--- begin ---

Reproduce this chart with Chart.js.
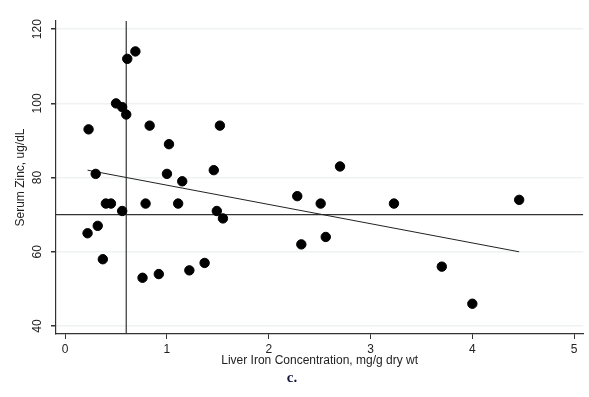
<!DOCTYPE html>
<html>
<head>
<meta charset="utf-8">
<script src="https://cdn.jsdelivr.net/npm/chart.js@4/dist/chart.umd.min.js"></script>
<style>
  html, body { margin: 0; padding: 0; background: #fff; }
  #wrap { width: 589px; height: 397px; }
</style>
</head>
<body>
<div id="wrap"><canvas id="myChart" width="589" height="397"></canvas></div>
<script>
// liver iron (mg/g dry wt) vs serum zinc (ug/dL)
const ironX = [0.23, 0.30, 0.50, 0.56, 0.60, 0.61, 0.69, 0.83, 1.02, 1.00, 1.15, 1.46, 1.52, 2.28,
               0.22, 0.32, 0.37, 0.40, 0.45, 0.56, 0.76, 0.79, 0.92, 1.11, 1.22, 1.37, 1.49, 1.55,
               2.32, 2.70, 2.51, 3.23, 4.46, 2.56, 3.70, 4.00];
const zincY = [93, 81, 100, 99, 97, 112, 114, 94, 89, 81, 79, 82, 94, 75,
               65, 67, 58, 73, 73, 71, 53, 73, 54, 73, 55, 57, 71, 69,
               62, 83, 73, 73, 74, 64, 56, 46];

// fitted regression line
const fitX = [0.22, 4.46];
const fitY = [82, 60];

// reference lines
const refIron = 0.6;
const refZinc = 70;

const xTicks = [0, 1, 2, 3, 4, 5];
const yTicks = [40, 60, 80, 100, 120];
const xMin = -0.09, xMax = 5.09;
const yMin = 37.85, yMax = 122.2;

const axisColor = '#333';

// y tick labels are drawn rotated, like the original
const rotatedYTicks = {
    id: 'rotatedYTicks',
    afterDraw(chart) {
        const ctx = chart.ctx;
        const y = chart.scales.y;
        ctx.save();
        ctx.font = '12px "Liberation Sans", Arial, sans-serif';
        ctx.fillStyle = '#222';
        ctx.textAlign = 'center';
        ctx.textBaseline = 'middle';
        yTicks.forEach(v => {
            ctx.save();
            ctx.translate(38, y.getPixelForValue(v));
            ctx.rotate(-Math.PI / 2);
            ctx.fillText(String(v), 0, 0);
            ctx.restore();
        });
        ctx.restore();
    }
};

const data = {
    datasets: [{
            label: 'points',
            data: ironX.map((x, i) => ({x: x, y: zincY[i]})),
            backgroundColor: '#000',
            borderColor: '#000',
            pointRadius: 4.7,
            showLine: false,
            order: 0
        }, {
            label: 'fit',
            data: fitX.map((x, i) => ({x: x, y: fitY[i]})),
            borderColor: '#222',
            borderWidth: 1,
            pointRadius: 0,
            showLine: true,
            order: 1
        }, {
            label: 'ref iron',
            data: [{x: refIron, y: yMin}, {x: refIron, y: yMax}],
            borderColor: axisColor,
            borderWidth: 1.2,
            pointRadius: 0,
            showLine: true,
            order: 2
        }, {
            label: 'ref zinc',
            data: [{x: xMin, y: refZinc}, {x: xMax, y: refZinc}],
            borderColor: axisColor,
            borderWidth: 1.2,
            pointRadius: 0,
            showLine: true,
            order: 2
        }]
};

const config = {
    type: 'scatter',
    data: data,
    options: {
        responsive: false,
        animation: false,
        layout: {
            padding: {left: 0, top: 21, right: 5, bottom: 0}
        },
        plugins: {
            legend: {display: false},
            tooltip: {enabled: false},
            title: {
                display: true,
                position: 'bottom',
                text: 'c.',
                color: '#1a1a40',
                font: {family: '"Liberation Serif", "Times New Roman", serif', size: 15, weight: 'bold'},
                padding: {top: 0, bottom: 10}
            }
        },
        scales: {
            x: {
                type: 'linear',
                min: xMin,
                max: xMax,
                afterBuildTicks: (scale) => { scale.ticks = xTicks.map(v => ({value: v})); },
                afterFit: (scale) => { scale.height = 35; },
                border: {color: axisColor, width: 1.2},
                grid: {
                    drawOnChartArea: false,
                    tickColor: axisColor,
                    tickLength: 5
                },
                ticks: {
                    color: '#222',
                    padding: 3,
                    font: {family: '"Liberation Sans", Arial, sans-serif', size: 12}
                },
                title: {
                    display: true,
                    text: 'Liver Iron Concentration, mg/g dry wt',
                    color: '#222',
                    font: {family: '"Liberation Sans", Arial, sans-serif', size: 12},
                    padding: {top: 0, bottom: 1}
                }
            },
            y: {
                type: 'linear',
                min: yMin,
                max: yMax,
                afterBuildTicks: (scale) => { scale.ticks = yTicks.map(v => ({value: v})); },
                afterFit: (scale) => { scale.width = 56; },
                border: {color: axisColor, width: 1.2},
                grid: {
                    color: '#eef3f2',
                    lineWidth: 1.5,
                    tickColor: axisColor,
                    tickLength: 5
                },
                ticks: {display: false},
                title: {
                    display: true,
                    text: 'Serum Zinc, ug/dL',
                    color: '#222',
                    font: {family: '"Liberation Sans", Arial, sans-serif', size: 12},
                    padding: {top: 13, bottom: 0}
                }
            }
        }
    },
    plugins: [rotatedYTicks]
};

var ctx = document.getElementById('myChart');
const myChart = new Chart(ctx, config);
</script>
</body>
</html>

--- end ---

**EXERCISE TASK**. Output all of the data exactly as it stands, minus any images.

**WRITTEN SOLUTION**.
Reproduce this chart with Chart.js.
<!DOCTYPE html>
<html>
<head>
<meta charset="utf-8">
<script src="https://cdn.jsdelivr.net/npm/chart.js@4/dist/chart.umd.min.js"></script>
<style>
  html, body { margin: 0; padding: 0; background: #fff; }
  #wrap { width: 589px; height: 397px; }
</style>
</head>
<body>
<div id="wrap"><canvas id="myChart" width="589" height="397"></canvas></div>
<script>
// liver iron (mg/g dry wt) vs serum zinc (ug/dL)
const ironX = [0.23, 0.30, 0.50, 0.56, 0.60, 0.61, 0.69, 0.83, 1.02, 1.00, 1.15, 1.46, 1.52, 2.28,
               0.22, 0.32, 0.37, 0.40, 0.45, 0.56, 0.76, 0.79, 0.92, 1.11, 1.22, 1.37, 1.49, 1.55,
               2.32, 2.70, 2.51, 3.23, 4.46, 2.56, 3.70, 4.00];
const zincY = [93, 81, 100, 99, 97, 112, 114, 94, 89, 81, 79, 82, 94, 75,
               65, 67, 58, 73, 73, 71, 53, 73, 54, 73, 55, 57, 71, 69,
               62, 83, 73, 73, 74, 64, 56, 46];

// fitted regression line
const fitX = [0.22, 4.46];
const fitY = [82, 60];

// reference lines
const refIron = 0.6;
const refZinc = 70;

const xTicks = [0, 1, 2, 3, 4, 5];
const yTicks = [40, 60, 80, 100, 120];
const xMin = -0.09, xMax = 5.09;
const yMin = 37.85, yMax = 122.2;

const axisColor = '#333';

// y tick labels are drawn rotated, like the original
const rotatedYTicks = {
    id: 'rotatedYTicks',
    afterDraw(chart) {
        const ctx = chart.ctx;
        const y = chart.scales.y;
        ctx.save();
        ctx.font = '12px "Liberation Sans", Arial, sans-serif';
        ctx.fillStyle = '#222';
        ctx.textAlign = 'center';
        ctx.textBaseline = 'middle';
        yTicks.forEach(v => {
            ctx.save();
            ctx.translate(38, y.getPixelForValue(v));
            ctx.rotate(-Math.PI / 2);
            ctx.fillText(String(v), 0, 0);
            ctx.restore();
        });
        ctx.restore();
    }
};

const data = {
    datasets: [{
            label: 'points',
            data: ironX.map((x, i) => ({x: x, y: zincY[i]})),
            backgroundColor: '#000',
            borderColor: '#000',
            pointRadius: 4.7,
            showLine: false,
            order: 0
        }, {
            label: 'fit',
            data: fitX.map((x, i) => ({x: x, y: fitY[i]})),
            borderColor: '#222',
            borderWidth: 1,
            pointRadius: 0,
            showLine: true,
            order: 1
        }, {
            label: 'ref iron',
            data: [{x: refIron, y: yMin}, {x: refIron, y: yMax}],
            borderColor: axisColor,
            borderWidth: 1.2,
            pointRadius: 0,
            showLine: true,
            order: 2
        }, {
            label: 'ref zinc',
            data: [{x: xMin, y: refZinc}, {x: xMax, y: refZinc}],
            borderColor: axisColor,
            borderWidth: 1.2,
            pointRadius: 0,
            showLine: true,
            order: 2
        }]
};

const config = {
    type: 'scatter',
    data: data,
    options: {
        responsive: false,
        animation: false,
        layout: {
            padding: {left: 0, top: 21, right: 5, bottom: 0}
        },
        plugins: {
            legend: {display: false},
            tooltip: {enabled: false},
            title: {
                display: true,
                position: 'bottom',
                text: 'c.',
                color: '#1a1a40',
                font: {family: '"Liberation Serif", "Times New Roman", serif', size: 15, weight: 'bold'},
                padding: {top: 0, bottom: 10}
            }
        },
        scales: {
            x: {
                type: 'linear',
                min: xMin,
                max: xMax,
                afterBuildTicks: (scale) => { scale.ticks = xTicks.map(v => ({value: v})); },
                afterFit: (scale) => { scale.height = 35; },
                border: {color: axisColor, width: 1.2},
                grid: {
                    drawOnChartArea: false,
                    tickColor: axisColor,
                    tickLength: 5
                },
                ticks: {
                    color: '#222',
                    padding: 3,
                    font: {family: '"Liberation Sans", Arial, sans-serif', size: 12}
                },
                title: {
                    display: true,
                    text: 'Liver Iron Concentration, mg/g dry wt',
                    color: '#222',
                    font: {family: '"Liberation Sans", Arial, sans-serif', size: 12},
                    padding: {top: 0, bottom: 1}
                }
            },
            y: {
                type: 'linear',
                min: yMin,
                max: yMax,
                afterBuildTicks: (scale) => { scale.ticks = yTicks.map(v => ({value: v})); },
                afterFit: (scale) => { scale.width = 56; },
                border: {color: axisColor, width: 1.2},
                grid: {
                    color: '#eef3f2',
                    lineWidth: 1.5,
                    tickColor: axisColor,
                    tickLength: 5
                },
                ticks: {display: false},
                title: {
                    display: true,
                    text: 'Serum Zinc, ug/dL',
                    color: '#222',
                    font: {family: '"Liberation Sans", Arial, sans-serif', size: 12},
                    padding: {top: 13, bottom: 0}
                }
            }
        }
    },
    plugins: [rotatedYTicks]
};

var ctx = document.getElementById('myChart');
const myChart = new Chart(ctx, config);
</script>
</body>
</html>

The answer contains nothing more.